Share Data and Tools for Free
By creating an open-source platform that anyone can build on without Medic’s involvement or our help means that more resources can go towards patient care. More resources can go towards paying health workers.
Everything we produce is an open data source and is free for anyone to use. [I]t’s possible for anyone to reproduce because you don’t need an infrastructure and so on. The model is based on that so it can be democratized easily.
We have developed this platform, and we give it to anyone in the world who wants it, who has a mission for equity. We ask them to apply it in any area … We have close to a hundred networks now.

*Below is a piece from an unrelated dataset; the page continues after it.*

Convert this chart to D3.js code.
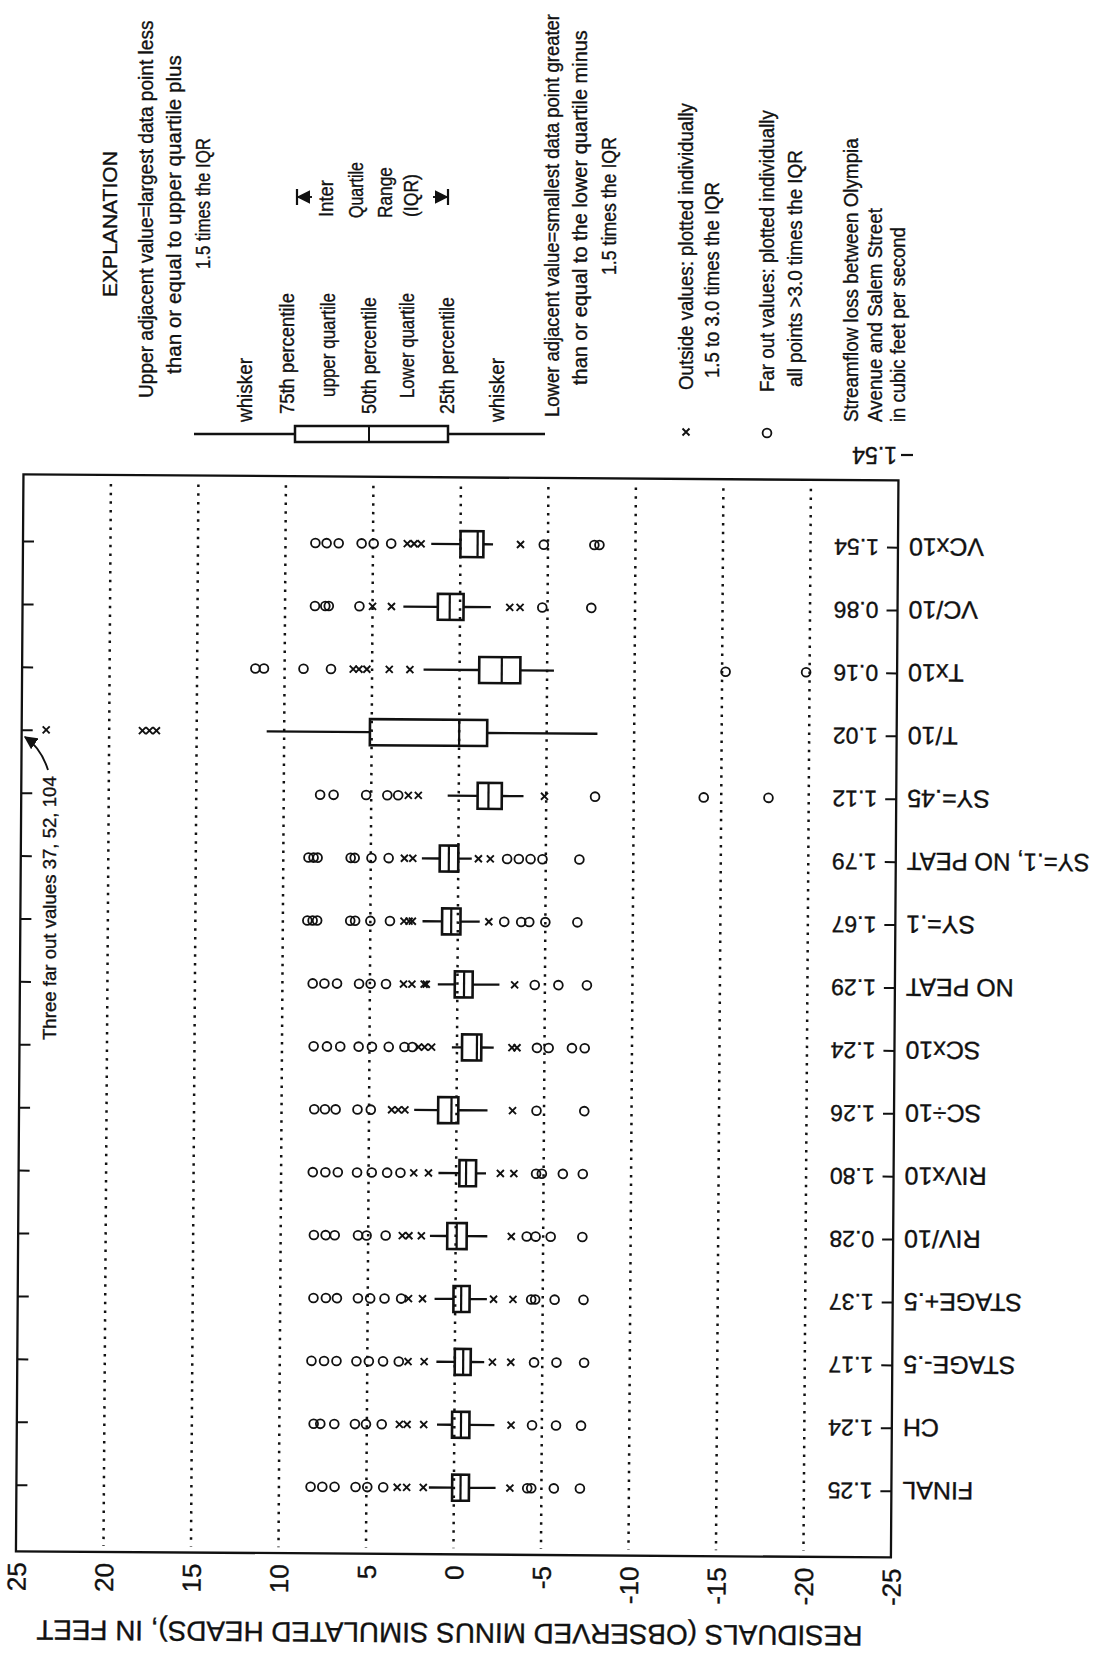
<!DOCTYPE html>
<html>
<head>
<meta charset="utf-8">
<script src="https://cdn.jsdelivr.net/npm/d3@7"></script>
<style>
  html, body { margin: 0; padding: 0; background: #fff; }
  svg { display: block; }
  text { fill: #111; stroke: #111; stroke-width: 0.35px; font-family: "Liberation Sans", Arial, Helvetica, sans-serif; }
</style>
</head>
<body>
<svg id="chart" width="1094" height="1658"></svg>
<script>
// Model runs, listed top to bottom
const categories = ["VCx10", "VC/10", "Tx10", "T/10", "SY=.45", "SY=.1, NO PEAT", "SY=.1", "NO PEAT",
  "SCx10", "SC÷10", "RIVx10", "RIV/10", "STAGE+.5", "STAGE-.5", "CH", "FINAL"];

// Streamflow loss between Olympia Avenue and Salem Street, cubic feet per second
const streamflowLoss = ["1.54", "0.86", "0.16", "1.02", "1.12", "1.79", "1.67", "1.29",
  "1.24", "1.26", "1.80", "0.28", "1.37", "1.17", "1.24", "1.25"];

// Box statistics of the residuals, in feet
const upperAdjacent = [1.67, 3.24, 2.06, 11.0, 0.63, 2.08, 2.02, 1.12, 0.29, 2.42, 1.01, 1.47, 1.18, 1.05, 0.99, 1.43];
const upperQuartile = [0.0, 1.27, -1.12, 5.1, -1.08, 1.06, 0.9, 0.15, -0.29, 1.05, -0.19, 0.48, 0.1, 0.0, 0.13, 0.1];
const medians       = [-0.98, 0.59, -2.41, 0.0, -1.7, 0.54, 0.38, -0.38, -1.14, 0.29, -0.57, -0.06, -0.34, -0.48, -0.38, -0.38];
const lowerQuartile = [-1.31, -0.2, -3.47, -1.6, -2.46, 0.0, -0.15, -0.87, -1.39, -0.1, -1.14, -0.63, -0.82, -0.91, -0.86, -0.86];
const lowerAdjacent = [-1.86, -1.76, -5.39, -7.9, -3.7, -0.77, -1.25, -2.4, -2.1, -1.77, -1.71, -1.81, -1.81, -1.68, -2.29, -2.38];

// Outside values (1.5 to 3.0 times the IQR), plotted as x
const outsideValues = [
  [3.04, 2.65, 2.25, -3.43],
  [5.0, 3.92, -2.84, -3.43],
  [6.08, 5.75, 5.3, 4.02, 2.84],
  [23.6, 18.1, 17.7, 17.3],
  [2.88, 2.31, -4.9],
  [3.08, 2.6, -1.15, -1.83],
  [3.08, 2.79, 2.6, -1.77],
  [3.08, 2.6, 1.9, 1.78, -3.27],
  [2.2, 1.85, 1.45, -3.14, -3.43],
  [3.71, 3.33, 2.95, -3.2],
  [2.42, 1.58, -2.53, -3.3],
  [3.05, 2.67, 1.96, -3.18],
  [2.67, 1.87, -2.19, -3.3],
  [2.67, 1.75, -2.15, -3.2],
  [3.14, 2.7, 1.75, -3.24],
  [3.24, 2.7, 1.75, -3.2]
];

// Far out values (more than 3.0 times the IQR), plotted as o
const farOutValues = [
  [8.29, 7.65, 6.96, 5.65, 4.96, 3.96, -4.76, -7.65, -7.94],
  [8.29, 7.7, 7.5, 5.75, -4.7, -7.5],
  [11.67, 11.18, 8.92, 7.35, -15.2, -19.8],
  [],
  [7.92, 7.15, 5.29, 4.08, 3.46, -7.79, -14.0, -17.7],
  [8.56, 8.27, 8.04, 6.15, 5.92, 4.96, 3.98, -2.79, -3.46, -4.13, -4.81, -6.92],
  [8.6, 8.3, 8.04, 6.15, 5.87, 5.0, 3.88, -2.65, -3.62, -4.08, -5.0, -6.83],
  [8.27, 7.6, 6.88, 5.62, 4.96, 4.08, -4.42, -5.77, -7.4],
  [8.19, 7.43, 6.67, 5.62, 4.86, 3.9, 3.0, 2.55, -4.57, -5.24, -6.57, -7.3],
  [8.13, 7.52, 6.91, 5.66, 4.9, -4.57, -7.3],
  [8.19, 7.47, 6.76, 5.66, 4.82, 3.94, 3.18, -4.57, -4.9, -6.1, -7.24],
  [8.1, 7.43, 6.91, 5.58, 5.09, 4.0, -4.06, -4.57, -5.43, -7.24],
  [8.1, 7.39, 6.76, 5.56, 4.86, 4.04, 3.09, -4.34, -4.57, -5.68, -7.33],
  [8.19, 7.47, 6.76, 5.62, 4.91, 4.1, 3.2, -4.53, -5.81, -7.39],
  [8.04, 7.66, 6.86, 5.68, 5.05, 4.15, -4.44, -5.81, -7.24],
  [8.19, 7.52, 6.82, 5.62, 4.95, 4.04, -4.19, -4.42, -5.71, -7.2]
];

const residualTicks = [25, 20, 15, 10, 5, 0, -5, -10, -15, -20, -25];
const gridValues = [20, 15, 10, 5, 0, -5, -10, -15, -20];
const axisTitle = "RESIDUALS (OBSERVED MINUS SIMULATED HEADS), IN FEET";
const farOutNote = "Three far out values 37, 52, 104";
const legendValue = "1.54";

const explanationLines = [
  "EXPLANATION",
  "Upper adjacent value=largest data point less",
  "than or equal to upper quartile plus",
  "1.5 times the IQR",
  "whisker", "75th percentile", "upper quartile", "50th percentile",
  "Lower quartile", "25th percentile", "whisker",
  "Inter", "Quartile", "Range", "(IQR)",
  "Lower adjacent value=smallest data point greater",
  "than or equal to the lower quartile minus",
  "1.5 times the IQR",
  "Outside values: plotted individually", "1.5 to 3.0 times the IQR",
  "Far out values: plotted individually", "all points >3.0 times the IQR",
  "Streamflow loss between Olympia", "Avenue and Salem Street", "in cubic feet per second"
];

// ---------------------------------------------------------------- drawing
const svg = d3.select("#chart");
svg.append("rect").attr("width", 1094).attr("height", 1658).attr("fill", "#fff");

const ink = "#111";
const plot = { left: 21, right: 896, top: 478, bottom: 1555 };

// the printed page sits a little off square
const plotG = svg.append("g").attr("transform", "rotate(0.4,547,829)");

const x = d3.scaleLinear().domain([25, -25]).range([plot.left, plot.right]);
const y = d3.scalePoint().domain(categories).range([plot.top, plot.bottom]).padding(1.06);

// dotted reference lines
plotG.append("g").selectAll("line").data(gridValues).join("line")
  .attr("x1", d => x(d)).attr("x2", d => x(d))
  .attr("y1", plot.top + 9).attr("y2", plot.bottom - 6)
  .attr("stroke", ink).attr("stroke-width", 2.5)
  .attr("stroke-dasharray", "2.5 6.2");

// residual axis along the bottom, labels read upward
const xAxis = d3.axisBottom(x).tickValues(residualTicks).tickSize(0).tickFormat(d => String(d));
const xAxisG = plotG.append("g").attr("transform", `translate(0,${plot.bottom})`).call(xAxis);
xAxisG.select(".domain").remove();
xAxisG.selectAll("text")
  .attr("x", 0).attr("y", 0).attr("dy", "0.36em")
  .attr("transform", "translate(0,11) rotate(-90)")
  .attr("text-anchor", "end")
  .style("font-size", "26px").style("fill", ink)
  .style("font-family", "'Liberation Sans', Arial, sans-serif");

// left-hand ticks
const leftAxis = d3.axisRight(y).tickSize(11).tickFormat("");
const leftG = plotG.append("g").attr("transform", `translate(${plot.left},0)`).call(leftAxis);
leftG.select(".domain").remove();
leftG.selectAll("line").attr("stroke", ink).attr("stroke-width", 2);

// right-hand ticks carry the streamflow loss of each run
const lossByRun = new Map(categories.map((c, i) => [c, streamflowLoss[i]]));
const rightAxis = d3.axisLeft(y).tickSize(11).tickPadding(0).tickFormat(c => lossByRun.get(c));
const rightG = plotG.append("g").attr("transform", `translate(${plot.right},0)`).call(rightAxis);
rightG.select(".domain").remove();
rightG.selectAll("line").attr("stroke", ink).attr("stroke-width", 2);
rightG.selectAll("text")
  .attr("x", 0).attr("y", 0).attr("dy", "0.36em")
  .attr("transform", "translate(-19,0) rotate(180)")
  .attr("text-anchor", "start")
  .style("font-size", "23px").style("fill", ink)
  .style("font-family", "'Liberation Sans', Arial, sans-serif");

// run names outside the frame
const nameX = plot.right + 11;
plotG.append("g").selectAll("text").data(categories).join("text")
  .attr("transform", d => `translate(${nameX},${y(d)}) rotate(180)`)
  .attr("dy", "0.36em")
  .attr("text-anchor", "end")
  .style("font-size", "25px")
  .text(d => d)
  .each(function (d) {
    // keep the longest name inside the page
    const room = 1090 - nameX;
    const w = this.getComputedTextLength();
    if (w > room) {
      d3.select(this).attr("transform", `translate(${nameX},${y(d)}) rotate(180) scale(${room / w},1)`);
    }
  });

// frame
plotG.append("rect")
  .attr("x", plot.left).attr("y", plot.top)
  .attr("width", plot.right - plot.left).attr("height", plot.bottom - plot.top)
  .attr("fill", "none").attr("stroke", ink).attr("stroke-width", 2.3);

// boxes
const rows = categories.map((c, i) => ({
  c, hi: upperAdjacent[i], q3: upperQuartile[i], med: medians[i], q1: lowerQuartile[i],
  lo: lowerAdjacent[i], out: outsideValues[i], far: farOutValues[i]
}));
const boxH = 26;
const rowG = plotG.append("g").selectAll("g").data(rows).join("g")
  .attr("transform", d => `translate(0,${y(d.c)})`);

rowG.append("line")
  .attr("x1", d => x(d.hi)).attr("x2", d => x(d.q3)).attr("y1", 0).attr("y2", 0)
  .attr("stroke", ink).attr("stroke-width", 2.3);
rowG.append("line")
  .attr("x1", d => x(d.q1)).attr("x2", d => x(d.lo)).attr("y1", 0).attr("y2", 0)
  .attr("stroke", ink).attr("stroke-width", 2.3);
rowG.append("rect")
  .attr("x", d => x(d.q3)).attr("width", d => x(d.q1) - x(d.q3))
  .attr("y", -boxH / 2).attr("height", boxH)
  .attr("fill", "none").attr("stroke", ink).attr("stroke-width", 2.6);
rowG.append("line")
  .attr("x1", d => x(d.med)).attr("x2", d => x(d.med))
  .attr("y1", -boxH / 2).attr("y2", boxH / 2)
  .attr("stroke", ink).attr("stroke-width", 2.2);

const crossPath = "M-3.5,-3.5L3.5,3.5M-3.5,3.5L3.5,-3.5";
rowG.selectAll("path.out").data(d => d.out).join("path").attr("class", "out")
  .attr("d", crossPath)
  .attr("transform", v => `translate(${x(v)},0)`)
  .attr("fill", "none").attr("stroke", ink).attr("stroke-width", 1.9);
rowG.selectAll("circle.far").data(d => d.far).join("circle").attr("class", "far")
  .attr("cx", v => x(v)).attr("cy", 0).attr("r", 4.4)
  .attr("fill", "none").attr("stroke", ink).attr("stroke-width", 1.8);

// axis title, printed upside down
plotG.append("text")
  .attr("transform", "translate(455,1634) rotate(180)")
  .attr("dy", "0.36em").attr("text-anchor", "middle")
  .attr("textLength", 826).attr("lengthAdjust", "spacingAndGlyphs")
  .style("font-size", "28px")
  .text(axisTitle);

// ---------------------------------------------------------------- explanation
const legendG = svg.append("g");
// [column x, bottom y, top y] of each explanation line
const lineLayout = [
  [109, 297, 151],
  [146, 398, 20], [174, 374, 55], [203, 269, 138],
  [245, 422, 358], [287, 414, 293], [328, 397, 293], [369, 414, 297],
  [407, 398, 293], [447, 414, 297], [497, 422, 358],
  [326, 217, 180], [356, 218, 162], [385, 218, 167], [411, 217, 174],
  [552, 417, 14], [580, 385, 30], [609, 275, 137],
  [686, 390, 103], [712, 378, 182],
  [767, 392, 110], [795, 387, 150],
  [851, 422, 138], [875, 422, 208], [898, 422, 227]
];
// each line is drawn upward and squeezed or stretched to its printed length
legendG.selectAll("text.expl").data(explanationLines).join("text").attr("class", "expl")
  .attr("dy", "0.36em")
  .style("font-size", (d, i) => i === 0 ? "21px" : "20px")
  .text(d => d)
  .each(function (d, i) {
    const [cx, yBottom, yTop] = lineLayout[i];
    const s = (yBottom - yTop) / this.getComputedTextLength();
    d3.select(this).attr("transform", `translate(${cx},${yBottom}) rotate(-90) scale(${s},1)`);
  });

// sample box
const sample = { hi: 194, q3: 295, med: 369, q1: 448, lo: 545, y: 434 };
legendG.append("line").attr("x1", sample.hi).attr("x2", sample.lo)
  .attr("y1", sample.y).attr("y2", sample.y).attr("stroke", ink).attr("stroke-width", 2.3);
legendG.append("rect").attr("x", sample.q3).attr("width", sample.q1 - sample.q3)
  .attr("y", sample.y - 8).attr("height", 16)
  .attr("fill", "#fff").attr("stroke", ink).attr("stroke-width", 2.5);
legendG.append("line").attr("x1", sample.med).attr("x2", sample.med)
  .attr("y1", sample.y - 8).attr("y2", sample.y + 8).attr("stroke", ink).attr("stroke-width", 2);

// IQR arrows
svg.append("defs").append("marker")
  .attr("id", "arrowHead").attr("viewBox", "0 0 10 10").attr("refX", 9).attr("refY", 5)
  .attr("markerWidth", 7).attr("markerHeight", 7).attr("orient", "auto-start-reverse")
  .append("path").attr("d", "M0,0L10,5L0,10Z").attr("fill", ink);
const iqrY = 197;
[[297, 312], [448, 433]].forEach(([bar, from]) => {
  legendG.append("line").attr("x1", bar).attr("x2", bar).attr("y1", iqrY - 8).attr("y2", iqrY + 8)
    .attr("stroke", ink).attr("stroke-width", 2.2);
  legendG.append("line").attr("x1", from).attr("x2", bar + (from > bar ? 1 : -1)).attr("y1", iqrY).attr("y2", iqrY)
    .attr("stroke", ink).attr("stroke-width", 1.9).attr("marker-end", "url(#arrowHead)");
});

// outside / far out symbols
legendG.append("path").attr("d", crossPath).attr("transform", "translate(686,432)")
  .attr("fill", "none").attr("stroke", ink).attr("stroke-width", 1.9);
legendG.append("circle").attr("cx", 767).attr("cy", 433).attr("r", 4.4)
  .attr("fill", "none").attr("stroke", ink).attr("stroke-width", 1.8);

// streamflow loss symbol
legendG.append("line").attr("x1", 901).attr("x2", 913).attr("y1", 455).attr("y2", 455)
  .attr("stroke", ink).attr("stroke-width", 2.2);
legendG.append("text")
  .attr("transform", "translate(897,455) rotate(180)")
  .attr("dy", "0.36em").attr("text-anchor", "start")
  .style("font-size", "23px")
  .text(legendValue);

// note on the T/10 far out values
legendG.append("text")
  .attr("dy", "0.36em")
  .style("font-size", "18px")
  .text(farOutNote)
  .each(function () {
    const s = 264 / this.getComputedTextLength();
    d3.select(this).attr("transform", `translate(50,1040) rotate(-90) scale(${s},1)`);
  });
legendG.append("path")
  .attr("d", "M48,770 Q41,748 25,737")
  .attr("fill", "none").attr("stroke", ink).attr("stroke-width", 1.9)
  .attr("marker-end", "url(#arrowHead)");
</script>
</body>
</html>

Many solutions need to be transparent and free to achieve the broadest possible scale, providing the necessary information and permissions for others to replicate them. When responses involve new technologies, they should be created using free open-source licenses or open-source software.
Shift Societal Ideas and Attitudes
We use a lot of media, we use a lot of entertainment, we use pop culture … We always use local culture – local cultural songs, art forms, stories, whatever they practice at home.
Narratives evolve through stories told persistently over time, so we work with storytellers in the media, and in the arts and culture space.
When we say we create ecosystems, we start with household dialogues. In many cases, we enable local partners to have household dialogues, where we dismantle gender and power dynamics at the household level.
Deeply entrenched ideas and beliefs can limit the opportunities of certain groups. Working to change dominant narratives — such as prevailing patriarchal or racially biased paradigms within society — is an important goal to achieve systems change. Narrative change happens when you can engage in a dialogue that gets widespread attention. Organizations that spoke about the importance of narrative change in their work most often accomplished this by engaging the court of public opinion. This can occur through conversations playing out in the media, boots-on-the ground training and education programs within communities, and setting up an infrastructure so that community members themselves spread the messages. Shifting individual and institutional behaviors requires moving the public.
Adapt Solutions to Fit the Cultural Context
If we want solutions to work, if we want people to access care, if we want to deliver life-saving interventions, we have to deliver them with a deep understanding of the context, of the fragility or the strength of the system, of the community.
While we have certain policies and frameworks and best practices, those are all offered as tools for the local teams to use and to adjust and adapt as they need. That’s a really important piece of making sure that this is a scalable model, that it’s adjustable, that it’s flexible, and that it always is contextualized for the local community’s needs.
You just can’t cut and paste a methodology. You need to validate it, and you need to contextualize it.
In order to be effective, and get local buy-in, solutions must be built taking into account specific cultural and social contexts. Systems change will not happen using a one-size-fits-all approach, particularly in terms of applying solutions created in the West in other cultural contexts. To scale, social entrepreneurs and other innovators don’t have to reinvent the wheel every time they want to implement a solution in a new context. They’ve developed strategies to work within a theory of change framework and best practices while maintaining enough flexibility so the solution can be adapted to local environments as needed. Many interviewees spoke about starting with a more general, universal template that can be adjusted and adapted — based on the advice of local experts — for new contexts. Some organizations act as conveners rather than owning the whole process, to tailor solutions to cultural contexts.